He lives in a thatched house, rides a bicycle and spends a major portion of his MLA pension to support education of poor children.
For 64-year-old Pratap Sarangi, who once nurtured the desire to be a monk and lives an austere life, his hard work and dedication to people appear to have earned him a berth in the new Narendra Modi Government.
The BJP leader, who has had a long associating with the Rastriya Swayamsevak Sangh, made his maiden entry to Lok Sabha by winning from Odisha's Balasore constituency defeating sitting BJD MP and industrialist Rabindra Kumar Jena by 12,956 votes in the recent Lok Sabha polls.
A national executive member of BJP, Sarangi was elected to Odisha Assembly twice in 2004 and 2009 from Nilagiri constituency in Balasore district. He had also contested the 2014 Lok Sabha elections from Balasore constituency but faced defeat.

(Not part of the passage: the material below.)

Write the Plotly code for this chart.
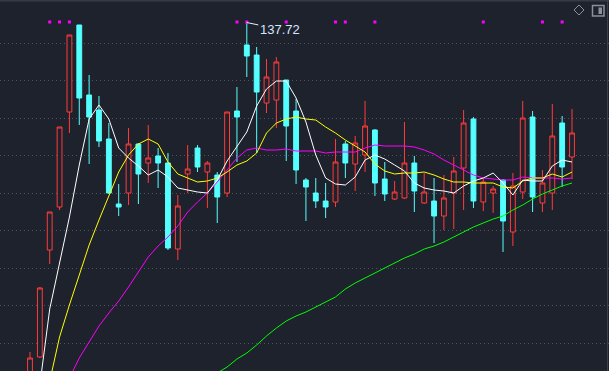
import plotly.graph_objects as go

# ---------------- data ----------------
idx = list(range(56))
opens = [67.22, 70.82, 92.22, 100.82, 119.82, 137.22, 123.22, 120.22, 114.42, 101.42,
         103.62, 113.42, 109.62, 111.02, 109.62, 92.42, 107.42, 112.62, 107.82, 107.22,
         103.62, 120.02, 133.22, 131.22, 121.62, 122.22, 126.22, 120.02, 106.22, 103.62,
         102.02, 101.82, 113.42, 109.42, 111.22, 116.22, 106.42, 102.42, 102.62, 109.62,
         101.62, 102.02, 99.02, 103.62, 108.62, 118.42, 101.82, 103.62, 106.22, 95.82,
         103.82, 118.82, 101.62, 103.62, 117.62, 110.82]
highs = [71.82, 84.82, 99.82, 116.82, 135.22, 137.22, 127.22, 123.02, 117.62, 105.42,
         116.62, 113.62, 117.22, 112.62, 111.62, 103.22, 113.22, 113.22, 110.02, 107.82,
         119.82, 124.82, 137.72, 132.82, 130.42, 130.82, 126.22, 122.42, 106.62, 106.62,
         105.62, 114.42, 114.02, 115.02, 122.02, 116.42, 109.82, 106.02, 117.82, 111.02,
         107.62, 106.62, 107.22, 110.82, 120.22, 118.82, 106.42, 105.02, 106.42, 107.62,
         122.02, 120.02, 108.22, 121.42, 119.02, 120.42]
lows = [66.22, 70.62, 89.42, 100.22, 115.62, 117.22, 109.42, 112.82, 103.42, 99.02,
        101.22, 101.42, 105.62, 104.62, 92.22, 90.22, 103.62, 107.82, 100.62, 97.62,
        102.82, 109.82, 126.82, 111.62, 119.62, 116.62, 110.02, 105.42, 98.02, 100.62,
        98.62, 100.82, 106.62, 104.02, 107.82, 103.02, 102.02, 102.22, 102.42, 99.82,
        101.42, 93.62, 96.22, 96.42, 100.22, 100.62, 100.02, 99.62, 91.82, 93.02,
        102.42, 99.82, 99.82, 100.22, 104.82, 106.42]
closes = [70.62, 84.62, 99.82, 116.82, 135.22, 122.62, 118.82, 114.02, 103.62, 100.82,
          113.42, 107.42, 110.62, 109.62, 92.62, 101.02, 108.42, 108.82, 109.62, 102.82,
          119.82, 118.82, 131.02, 123.82, 126.82, 129.82, 117.02, 108.22, 104.82, 102.02,
          100.82, 109.82, 109.62, 113.62, 117.02, 105.62, 103.42, 103.82, 109.62, 104.02,
          103.82, 99.02, 102.62, 108.02, 117.62, 102.02, 105.82, 104.42, 98.02, 105.02,
          118.62, 102.82, 105.62, 115.02, 108.82, 115.62]

ma5 = [52.22, 65.22, 80.42, 89.82, 98.82, 109.22, 118.42, 121.22, 118.42, 112.62,
       110.62, 109.02, 107.22, 108.22, 106.82, 104.62, 104.22, 103.82, 103.62, 106.22,
       110.02, 112.82, 115.82, 121.02, 124.42, 126.02, 126.02, 122.62, 117.82, 111.22,
       106.62, 105.42, 105.22, 106.82, 110.22, 111.22, 110.42, 109.22, 108.02, 105.62,
       104.62, 104.22, 104.02, 103.62, 105.02, 106.02, 106.62, 107.62, 105.62, 103.22,
       106.22, 106.02, 106.02, 109.02, 110.22, 109.82]
ma10 = [48.22, 57.22, 65.82, 74.82, 81.22, 87.22, 93.22, 98.22, 103.02, 107.82,
        111.22, 113.42, 114.42, 113.42, 109.82, 107.42, 106.62, 105.82, 106.02, 106.62,
        107.82, 109.22, 110.02, 111.62, 115.62, 117.62, 118.42, 118.82, 118.42, 118.22,
        116.82, 115.62, 114.22, 113.02, 111.82, 109.42, 108.02, 107.42, 107.62, 107.62,
        107.82, 107.22, 106.42, 105.82, 105.82, 105.62, 105.62, 105.62, 104.82, 104.62,
        106.02, 106.62, 106.62, 107.42, 106.82, 107.82]
ma20 = [49.82, 54.22, 58.62, 62.62, 66.62, 70.62, 73.82, 77.02, 79.62, 82.02,
        84.82, 87.82, 90.82, 93.02, 94.82, 97.02, 99.82, 101.82, 103.62, 105.82,
        108.22, 110.62, 112.22, 112.62, 112.22, 112.22, 112.42, 112.02, 112.02, 112.02,
        111.62, 111.82, 111.82, 111.82, 112.62, 113.22, 113.02, 113.02, 113.02, 112.82,
        112.22, 111.42, 110.22, 109.22, 108.22, 107.22, 106.62, 106.42, 106.22, 106.22,
        106.82, 106.62, 106.62, 106.62, 106.42, 106.62]
ma60 = [None] * 18 + [
        65.82, 67.62,
        68.82, 70.42, 71.62, 73.22, 75.02, 76.62, 78.02, 79.02, 79.82, 80.82,
        81.82, 82.82, 84.42, 85.62, 86.62, 87.62, 88.62, 89.62, 90.62, 91.42,
        92.42, 93.02, 93.82, 94.82, 95.82, 96.82, 97.62, 98.42, 99.02, 100.22,
        101.22, 102.42, 103.42, 104.22, 105.02, 105.62]

signal_idx = [2, 3, 4, 21, 22, 26, 31, 32, 35, 46, 52, 54]
grid_levels = [133.62, 126.12, 118.62, 111.12, 103.62, 96.12, 88.62, 81.12, 73.62]
peak_idx = 22
peak_value = 137.72

# ---------------- style ----------------
BG = "#1e222d"
RED = "#ff3b3b"
CYAN = "#54ffff"

fig = go.Figure()
fig.add_trace(go.Candlestick(
    x=idx, open=opens, high=highs, low=lows, close=closes,
    increasing=dict(line=dict(color=RED, width=1), fillcolor=BG),
    decreasing=dict(line=dict(color=CYAN, width=1), fillcolor=CYAN),
    whiskerwidth=0, hoverinfo="skip", showlegend=False))

for vals, col in [(ma60, "#00ff00"), (ma20, "#ff00ff"), (ma10, "#ffff00"), (ma5, "#ffffff")]:
    fig.add_trace(go.Scatter(x=idx, y=vals, mode="lines",
                             line=dict(color=col, width=1), hoverinfo="skip",
                             showlegend=False, connectgaps=False))

fig.add_trace(go.Scatter(x=signal_idx, y=[137.82] * len(signal_idx), mode="markers",
                         marker=dict(symbol="square", size=3, color="#ff00ff", line=dict(width=0)),
                         hoverinfo="skip", showlegend=False))

fig.add_annotation(x=peak_idx, y=peak_value, text=f"{peak_value:.2f}",
                   showarrow=True, arrowhead=0, arrowwidth=1, arrowcolor="#e8eef8",
                   ax=33, ay=7, font=dict(family="Liberation Sans, Arial", size=13, color="#d6e6ff"),
                   standoff=0, startstandoff=0)

# top-right icons
W, H = 609, 371
def px(x, y):
    return x / W, 1 - y / H
d = [px(574, 10), px(579, 5), px(584, 10), px(579, 15)]
fig.add_shape(type="path", xref="paper", yref="paper",
              path="M {} {} L {} {} L {} {} L {} {} Z".format(*[v for p in d for v in p]),
              line=dict(color="#8b9099", width=1))
x0, y0 = px(592.5, 16); x1, y1 = px(604, 5.5)
fig.add_shape(type="rect", xref="paper", yref="paper", x0=x0, y0=y0, x1=x1, y1=y1,
              line=dict(color="#8b9099", width=1.5))
x0, y0 = px(598.5, 14); x1, y1 = px(602, 7.5)
fig.add_shape(type="rect", xref="paper", yref="paper", x0=x0, y0=y0, x1=x1, y1=y1,
              line=dict(width=0), fillcolor="#8b9099")
# frame lines
fig.add_shape(type="line", xref="paper", yref="paper", x0=0, x1=1, y0=1 - 0.8 / H, y1=1 - 0.8 / H,
              line=dict(color="#363a45", width=1.5))
fig.add_shape(type="line", xref="paper", yref="paper", x0=607.5 / W, x1=607.5 / W, y0=0, y1=1,
              line=dict(color="#3c404b", width=1))

fig.update_layout(
    width=W, height=H, margin=dict(l=0, r=0, t=0, b=0),
    paper_bgcolor=BG, plot_bgcolor=BG,
    xaxis=dict(range=[-3.044, 58.754], showgrid=False, zeroline=False, showticklabels=False,
               rangeslider=dict(visible=False), fixedrange=True),
    yaxis=dict(range=[68.02, 142.22], tickvals=grid_levels, showticklabels=False,
               showgrid=True, gridcolor="#50545e", griddash="1px,3px", gridwidth=1,
               zeroline=False, fixedrange=True),
    hovermode=False,
)
fig.write_html("out.html", config=dict(displayModeBar=False),
               post_script="document.body.style.margin='0';document.body.style.overflow='hidden';"
                           "document.body.style.background='#1e222d';")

However, Sarangi's association with active politics and electoral victories has not affected his lifestyle as he continues to live in a mud and bamboo house and rides a bicycle to most places, even during his earlier poll campaigns. He has dedicated his life to social work and uplift of the poor and lives like an ascetic.

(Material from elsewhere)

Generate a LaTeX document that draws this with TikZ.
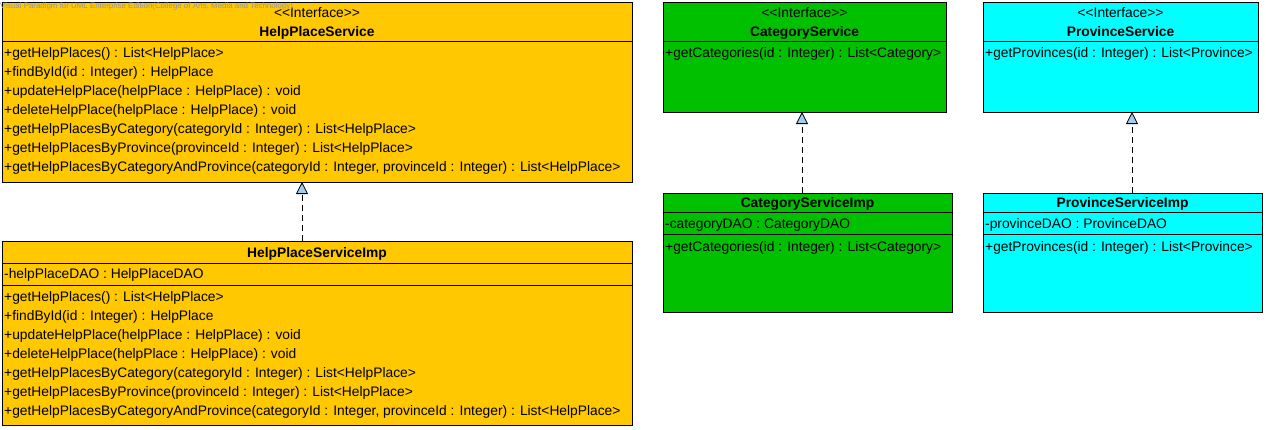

The first-time parliamentarian, who is being fondly called as 'Odisha's Modi', has already created a buzz in social media where photos show him in his modest house and bathing at the village well.
A bachelor, Sarangi is said to be spending the major portion of his MLA pension to support education of poor children in his area.
After graduating from Fakir Mohan College in Balasore, the firebrand leader, who is fluent in Sanskrit, wanted to become a monk of the Ramakrishna Math and Mission but the math encouraged him to engage himself in social work instead.
Thereafter, he started serving people in and around his village and got associated with RSS and VHP.
The Balasore MP is credited with opening a number of schools for the poor children in the tribal and remote areas of Mayurbhanj and Balasore districts of the state which were devoid of educational facilities.
Sarangi has also functioned as the Odisha unit president of Bajrang Dal and spearheaded a movement for the protection of cows.
In the run up to the recent elections, Sarangi adopted his own style of campaigning, which was in sharp contrast to that of his rivals who had hired professional agencies and campaign managers.
Sarangi relied on party workers and moved around in an autorickshaw. The newly elected lawmaker is firm that his new status as parliamentarian will not change his lifestyle as he believes in working for the people and serving the country.